National 12.8.2016 01:31 pm

Resort’s self-sustaining efforts improves health of 1 500 pupils

The vegetable garden at the Wild Coast Sun continues to flourish under the nurturing care of Alex Nzimakwe (right) and his team (from left) Nomfanelo Cekiso, Dicember Ndovela, Beauty Qwaphekana and Vuyiswa Hlanga. Picture: South Coast Herald.

The vegetable garden at the Wild Coast Sun continues to flourish under the nurturing care of Alex Nzimakwe (right) and his team (from left) Nomfanelo Cekiso, Dicember Ndovela, Beauty Qwaphekana and Vuyiswa Hlanga. Picture: South Coast Herald.

Seven tons of produce was harvested from the vegetable garden in the last financial year, saving the Wild Coast Sun more than R90 000.

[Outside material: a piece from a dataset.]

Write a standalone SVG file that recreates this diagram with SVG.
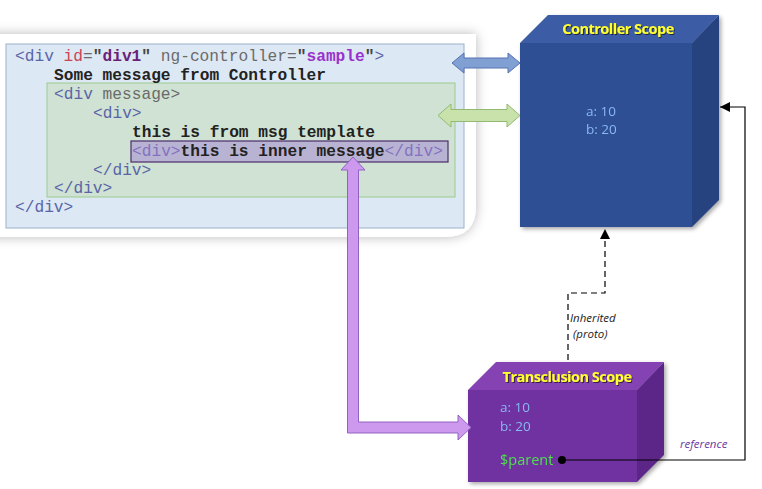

A KwaZulu-Natal resort’s efforts to become more self-sustaining are paying off handsomely, and are improving the health of 1 500 pupils at three neighbouring schools, reports South Coast Herald.

Nearly two years ago, green-conscious staff members at the Wild Coast Sun Hotel and Casino Resort in Port Edward decided to start growing vegetables. It proved a great idea.

The now extensive vegetable garden supplies the resort’s kitchen with a wide range of fresh vegetables and herbs. It is also stretching the budget. A substantial seven tons of produce was harvested in the last financial year, saving the Wild Coast Sun more than R90 000.

All surplus vegetables and herbs are donated to Serhasheni Primary School, Ebenezer Junior Secondary School and Bright Future Pre-primary School.

The project also creates employment opportunities, as the garden is tended by men from the surrounding communities, led by Alex Nzimakwe.

The garden spans a considerable area, 60m by 57m in size, and consists of eight growing lines, each 5m wide. Produce includes cabbages, broccoli, onions, potatoes, tomatoes, spinach, beetroot and green peppers. Rosemary, sage, sweet basil and parsley plants thrive in the herb garden.

Last year, the garden produced almost 600kg of green pepper, which would have cost the resort R14 690 to buy. Spinach also thrives, with the 717kg crop harvested last year saving the resort R9 177.

A new member in the cast of colourful plants is a lovely little orange tree, grown from a single seed from an orange from Bambanani.

Recently, the garden was expanded to incorporate a rice field.

The Wild Coast Sun’s environmental manager, Sonja Stroud, said the vegetable garden was an environmental project aimed at reducing carbon emissions, fuel consumption and waste to landfill. It was a natural extension to the resort’s very successful compost project.

Garden refuse and other organic waste matter was converted into enough natural compost to dress the sprawling lawns at the Wild Coast Sun as well as to feed all the vegetables and herbs.

“We are thrilled with the progress we have made towards optimising our resource efficiencies and entrenching sustainable practices. Our vegetable garden offers an abundant supply of fresh vegetables and herbs, which our culinary teams enthusiastically use in the kitchens,” said Sonja.

She said the Wild Coast Sun team was proud of what it had achieved over the last two years.